Southwestern Deserts

January, 2011
Regional Report

Don't Waste Leaves

Cold weather has contributed to yet more leaf drop. Rake up that terrific organic matter and spread it on your garden soil to decompose, layer it around plants as mulch, or create a compost pile. Make a pile that is at least 3 feet by 3 feet by 3 feet, mixing about 3 parts "browns," such as dried leaves with one part "greens," such as grass clippings, vegetable and fruit scraps, and coffee grounds. Wet the materials with the hose as you build the pile and keep it as damp as a wrung-out sponge. Turn periodically to add more oxygen to the mix, which will promote faster decomposition.

Plant Salad Greens

All types of greens can be sown or transplanted in cool-season gardens. Leaf lettuces perform much better than head lettuces in arid conditions. Intersperse colors such as green and red oak leaf lettuce. Add something for "tangy bite" such as arugula or mizuna. Plant in full sun in improved garden soil.

Watch for Frost Warnings

We're not out of danger yet! Monitor weather forecasts and be ready to cover citrus trees with old sheets and blankets, burlap, or frost cloth. Both fruit and the tree itself are susceptible. Wrap the trunk from the base up to its lower branches. Also drape coverage over tender plants such as annual fruits and vegetables, bougainvillea, and hibiscus. It's best if the cover doesn't touch the foliage, so provide a temporary support structure, such as PVC pipe or stakes, if possible.

Transplant Sweet Peas

Sweet peas do best sown from seed in late fall, but if you got too busy to sow, check your local garden store for transplants.
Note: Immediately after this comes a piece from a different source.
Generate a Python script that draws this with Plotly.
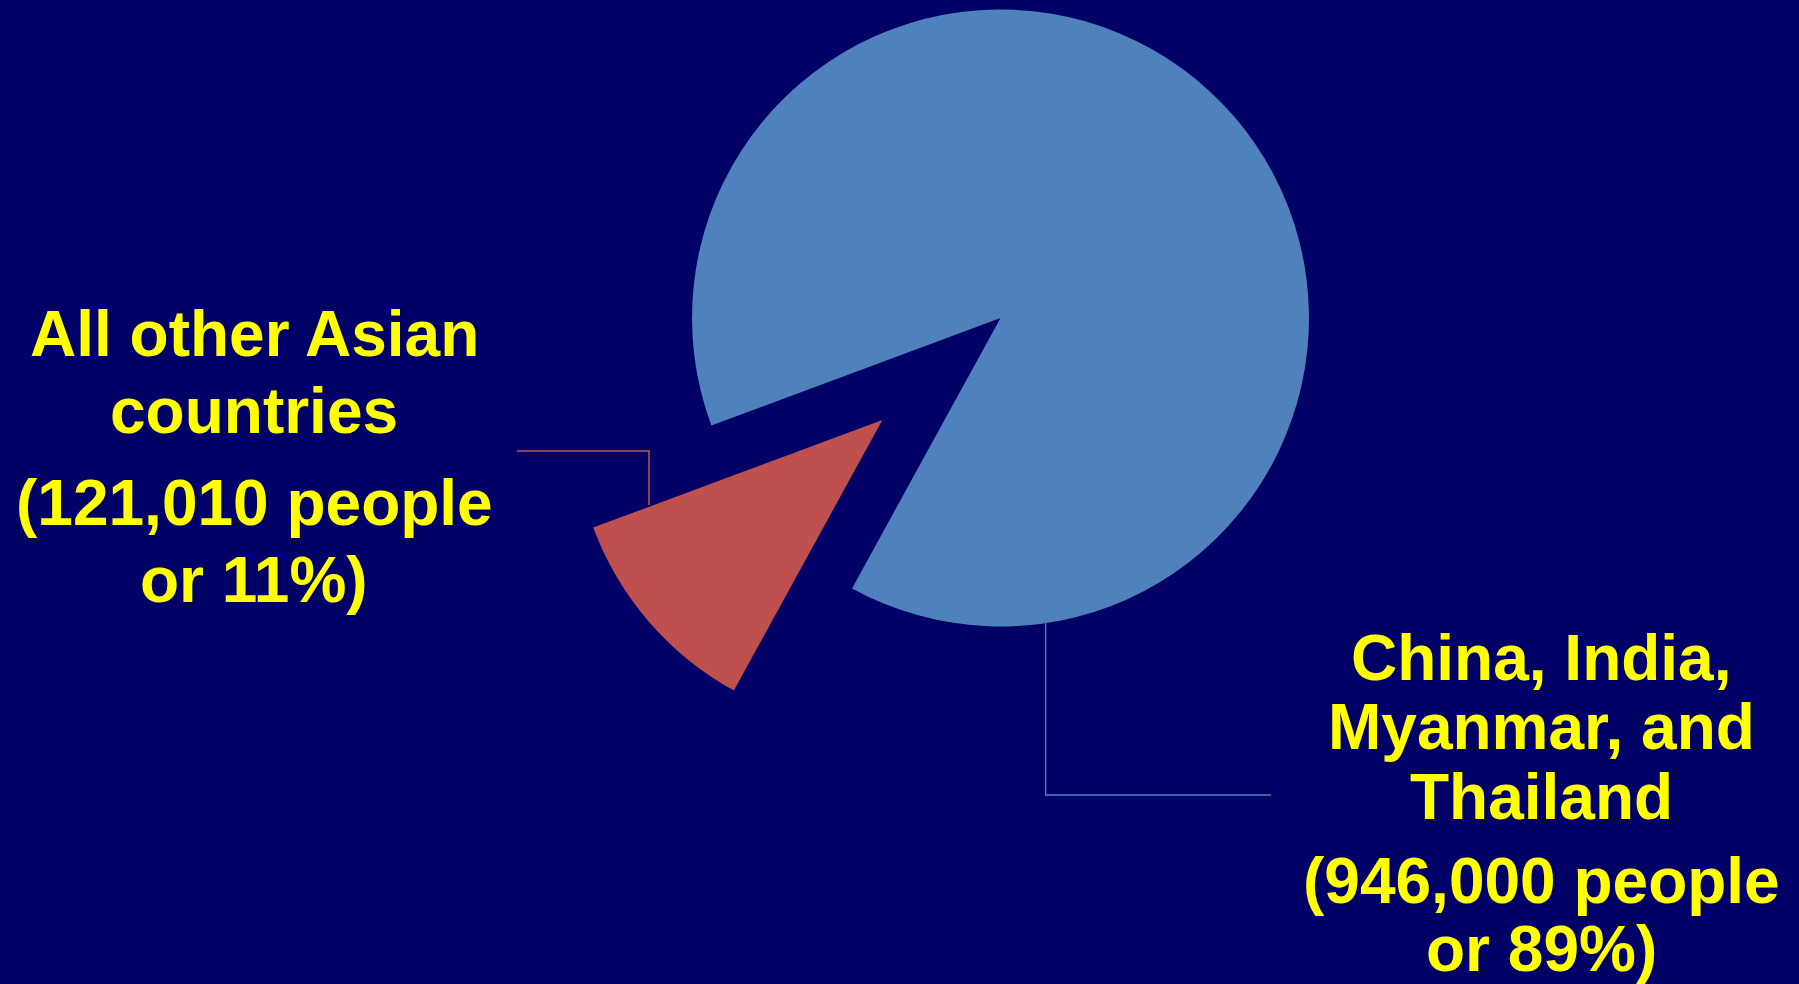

Site sweet peas in an eastern exposure where they get morning sun but protection from hot afternoon sun as temperatures heat up in spring. Sweet peas are cool-season flowers, and this will extend their bloom season a bit.
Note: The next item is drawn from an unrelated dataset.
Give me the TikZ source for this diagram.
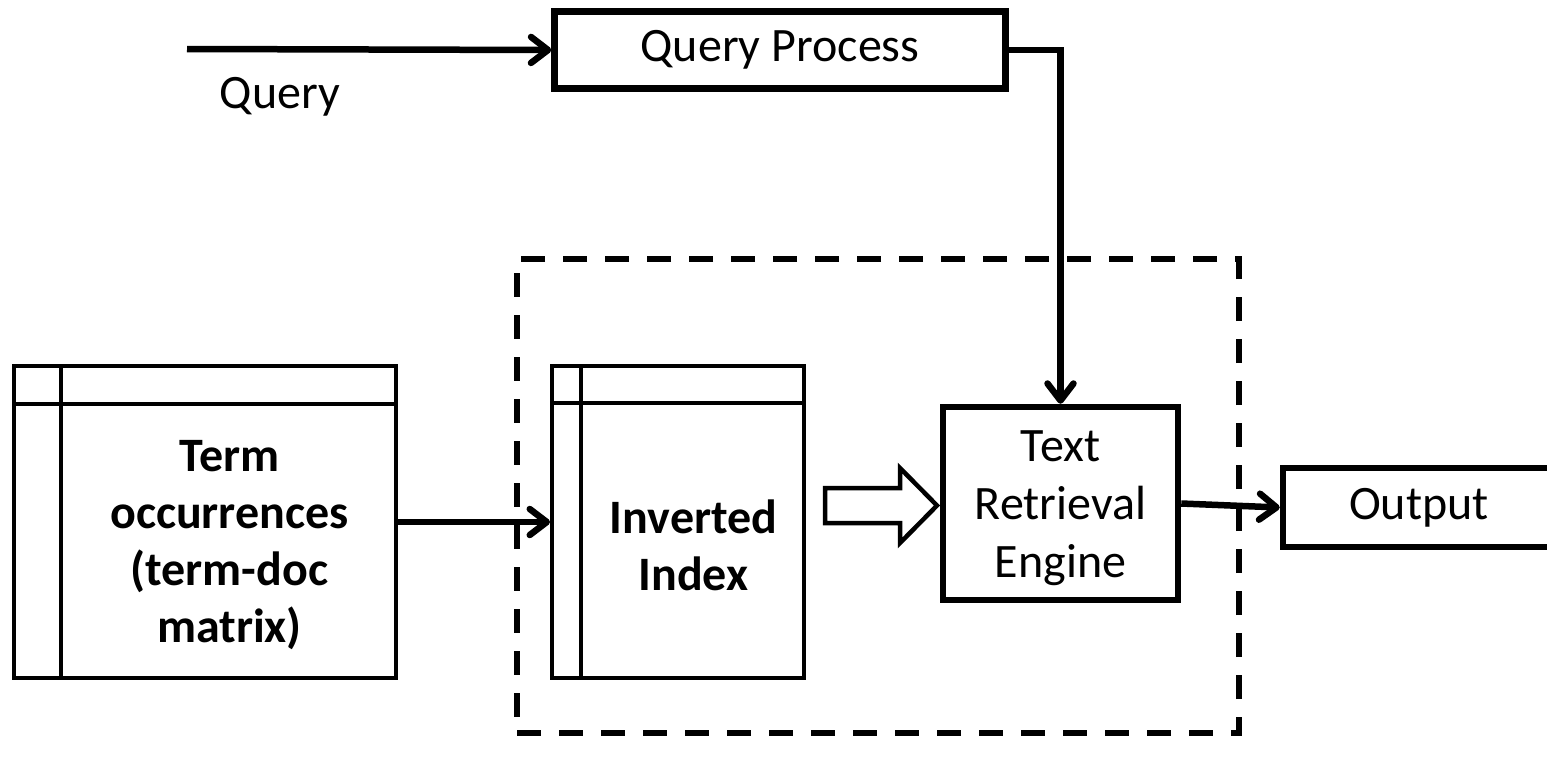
\documentclass[tikz,border=0pt]{standalone}
\usepackage{fontspec}
\setmainfont{Carlito}
\usetikzlibrary{arrows.meta}
\begin{document}
\begin{tikzpicture}[x=1pt,y=-1pt,
  box/.style={draw, line width=6.5pt, inner sep=0pt, align=center,
    font=\fontsize{48}{58}\selectfont},
  tbl/.style={draw, line width=4pt, inner sep=0pt},
  lbl/.style={inner sep=0pt, align=center, font=\fontsize{48}{58}\selectfont},
  blbl/.style={inner sep=0pt, align=center, font=\fontsize{48}{57}\selectfont\bfseries},
  arr/.style={line width=6.5pt, -{Straight Barb[length=17pt,width=26pt,round]}},
  frame/.style={draw, line width=6pt, dash pattern=on 24pt off 18pt, inner sep=0pt},
  hollow/.style={draw, line width=4.5pt, line join=miter}
]
\useasboundingbox (0,0) rectangle (1547,763);

% dashed frame
\node[frame, minimum width=722pt, minimum height=474pt] (fr) at (878,496) {};

% Query process
\node[box, minimum width=451pt, minimum height=77pt] (qp) at (780,50) {Query Process};
\coordinate (qs) at (187,49);
\draw[arr] (qs) -- (qp.west);
\node[lbl] (ql) at (280,97) {Query};

% Text retrieval engine
\node[box, minimum width=235pt, minimum height=193pt] (tre) at (1060.5,503.5) {};
\node[lbl] (tret) at (1060.5,508) {Text\\Retrieval\\Engine};
\draw[arr] (qp.east) -| (tre.north);

% Output
\node[box, minimum width=272pt, minimum height=79pt] (out) at (1419,507.5) {Output};
\draw[arr] (tre.east) -- (out.west);

% Term occurrences table
\node[tbl, minimum width=382pt, minimum height=312pt] (tm) at (205,522) {};
\draw[tbl] ([xshift=49pt]tm.north west) -- ([xshift=49pt]tm.south west);
\draw[tbl] ([yshift=-40pt]tm.north west) -- ([yshift=-40pt]tm.north east);
\node[blbl] (tmt) at (229.5,545) {Term\\occurrences\\(term-doc\\matrix)};

% Inverted index table
\node[tbl, minimum width=252pt, minimum height=312pt] (inv) at (678,522) {};
\draw[tbl] ([xshift=31pt]inv.north west) -- ([xshift=31pt]inv.south west);
\draw[tbl] ([yshift=-39pt]inv.north west) -- ([yshift=-39pt]inv.north east);
\node[blbl] (invt) at (693.5,545) {Inverted\\Index};

\draw[arr] (tm.east) -- (inv.west);

% hollow arrow
\draw[hollow] (825,488) -- (900,488) -- (900,468) -- (937,505.5) -- (900,543) -- (900,523) -- (825,523) -- cycle;
\end{tikzpicture}
\end{document}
Monitor Lawn Watering During Cold Weather

During cold temperatures, grass isn't growing vigorously, so don't waste water on it. Stick a long-handled screwdriver or other soil probe into the grass. It will move easily through moist soil and stop at hard, dry soil. Winter ryegrass should be moist to a depth of 4 to 6 inches, which is how deep its root system grows. Be sure each irrigation reaches that depth to help leach salts beyond the roots.